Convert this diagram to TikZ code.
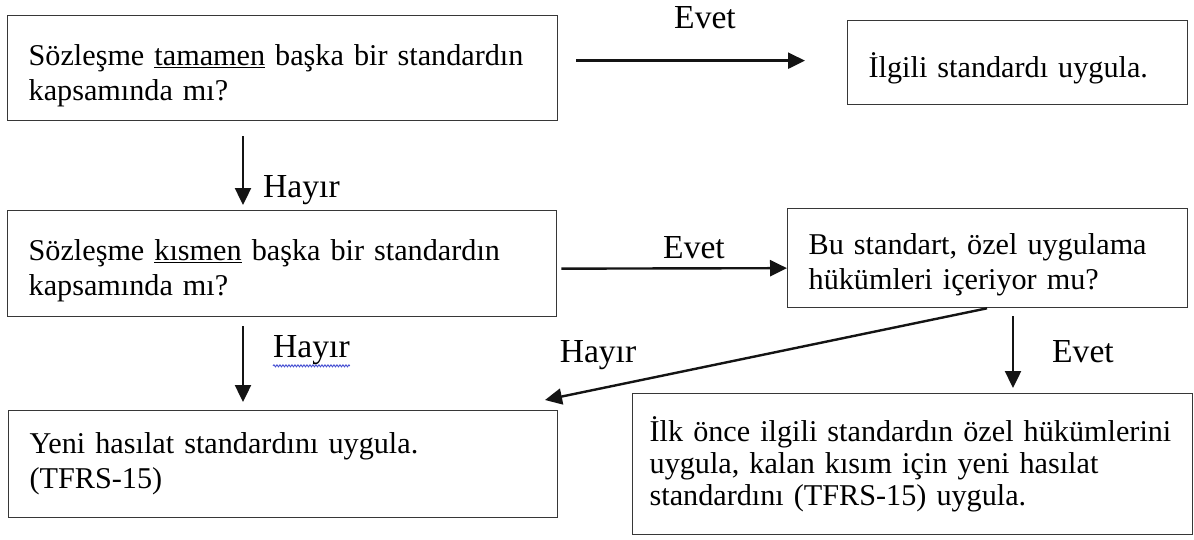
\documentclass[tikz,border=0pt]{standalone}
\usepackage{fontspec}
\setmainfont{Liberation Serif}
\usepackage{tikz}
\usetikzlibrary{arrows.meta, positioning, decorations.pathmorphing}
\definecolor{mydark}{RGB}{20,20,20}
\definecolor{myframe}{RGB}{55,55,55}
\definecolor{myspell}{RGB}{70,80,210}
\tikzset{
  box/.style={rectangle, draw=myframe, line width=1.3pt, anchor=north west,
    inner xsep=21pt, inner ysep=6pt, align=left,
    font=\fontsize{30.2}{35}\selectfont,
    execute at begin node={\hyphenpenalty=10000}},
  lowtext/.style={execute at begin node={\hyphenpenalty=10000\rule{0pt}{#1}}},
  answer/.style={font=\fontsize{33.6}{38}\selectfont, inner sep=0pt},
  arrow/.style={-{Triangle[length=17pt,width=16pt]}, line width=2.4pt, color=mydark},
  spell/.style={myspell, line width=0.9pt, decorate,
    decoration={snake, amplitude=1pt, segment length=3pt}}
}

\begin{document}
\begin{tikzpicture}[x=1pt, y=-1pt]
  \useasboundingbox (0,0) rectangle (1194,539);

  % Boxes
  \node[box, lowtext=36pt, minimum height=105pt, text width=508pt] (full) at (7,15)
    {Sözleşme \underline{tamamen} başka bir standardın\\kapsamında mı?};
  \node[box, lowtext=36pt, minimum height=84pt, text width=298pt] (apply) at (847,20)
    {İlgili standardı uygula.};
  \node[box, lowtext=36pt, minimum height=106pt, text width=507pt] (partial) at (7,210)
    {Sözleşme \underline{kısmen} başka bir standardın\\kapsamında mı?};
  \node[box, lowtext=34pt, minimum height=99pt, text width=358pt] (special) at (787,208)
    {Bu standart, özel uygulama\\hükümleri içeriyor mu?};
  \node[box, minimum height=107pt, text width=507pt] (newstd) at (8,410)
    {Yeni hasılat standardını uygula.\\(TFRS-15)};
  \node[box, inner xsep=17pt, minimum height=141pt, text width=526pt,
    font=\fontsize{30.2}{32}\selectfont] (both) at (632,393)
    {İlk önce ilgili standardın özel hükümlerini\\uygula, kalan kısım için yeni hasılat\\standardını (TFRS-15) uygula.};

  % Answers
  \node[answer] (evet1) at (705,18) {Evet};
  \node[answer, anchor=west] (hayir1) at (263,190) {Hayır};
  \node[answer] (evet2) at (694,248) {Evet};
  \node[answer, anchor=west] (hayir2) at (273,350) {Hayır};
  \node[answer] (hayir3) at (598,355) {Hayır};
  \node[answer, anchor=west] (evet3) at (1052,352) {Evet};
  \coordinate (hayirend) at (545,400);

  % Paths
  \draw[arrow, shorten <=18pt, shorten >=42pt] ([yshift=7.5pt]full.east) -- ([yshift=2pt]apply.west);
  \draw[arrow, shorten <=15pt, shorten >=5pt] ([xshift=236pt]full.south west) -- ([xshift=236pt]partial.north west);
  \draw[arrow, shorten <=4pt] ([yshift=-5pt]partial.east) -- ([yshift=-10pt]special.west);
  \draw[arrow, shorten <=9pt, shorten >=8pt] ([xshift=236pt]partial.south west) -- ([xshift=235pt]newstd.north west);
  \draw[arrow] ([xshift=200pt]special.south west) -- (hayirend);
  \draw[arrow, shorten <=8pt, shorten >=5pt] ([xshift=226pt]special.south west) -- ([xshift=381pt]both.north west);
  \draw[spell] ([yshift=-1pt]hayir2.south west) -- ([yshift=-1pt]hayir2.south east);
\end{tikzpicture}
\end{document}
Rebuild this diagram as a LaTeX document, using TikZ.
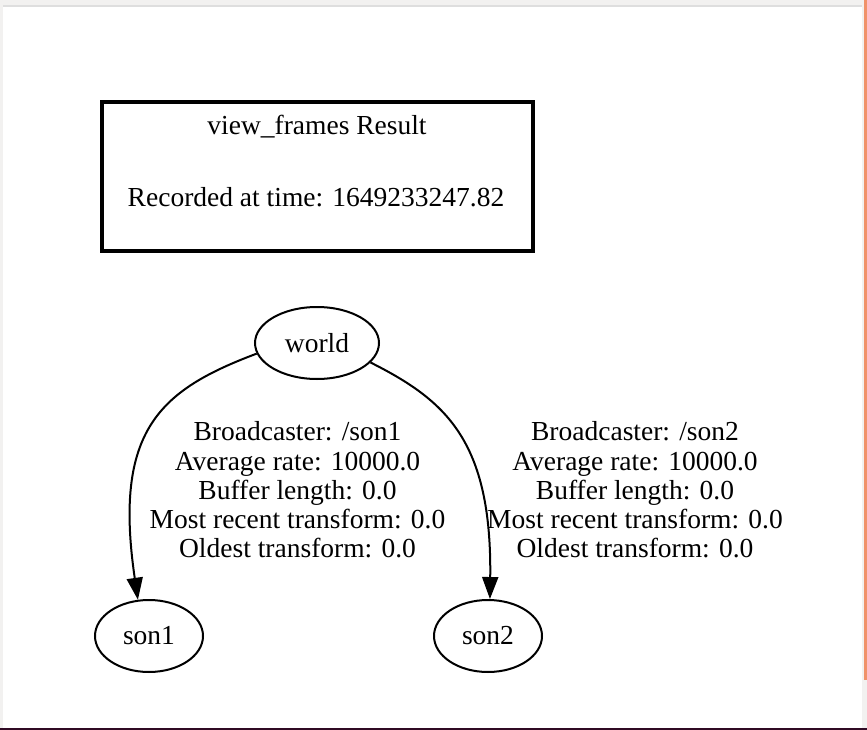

What the task requires -
Write out again, exactly, the lines from the start of the listing up to the line containing "(0,0) rectangle (1194,539);", with both ends and without pictures.

Complete answer -
Convert this diagram to TikZ code.
\documentclass[tikz,border=0pt]{standalone}
\usepackage{fontspec}
\setmainfont{Liberation Serif}
\usepackage{tikz}
\usetikzlibrary{arrows.meta, positioning, decorations.pathmorphing}
\definecolor{mydark}{RGB}{20,20,20}
\definecolor{myframe}{RGB}{55,55,55}
\definecolor{myspell}{RGB}{70,80,210}
\tikzset{
  box/.style={rectangle, draw=myframe, line width=1.3pt, anchor=north west,
    inner xsep=21pt, inner ysep=6pt, align=left,
    font=\fontsize{30.2}{35}\selectfont,
    execute at begin node={\hyphenpenalty=10000}},
  lowtext/.style={execute at begin node={\hyphenpenalty=10000\rule{0pt}{#1}}},
  answer/.style={font=\fontsize{33.6}{38}\selectfont, inner sep=0pt},
  arrow/.style={-{Triangle[length=17pt,width=16pt]}, line width=2.4pt, color=mydark},
  spell/.style={myspell, line width=0.9pt, decorate,
    decoration={snake, amplitude=1pt, segment length=3pt}}
}

\begin{document}
\begin{tikzpicture}[x=1pt, y=-1pt]
  \useasboundingbox (0,0) rectangle (1194,539);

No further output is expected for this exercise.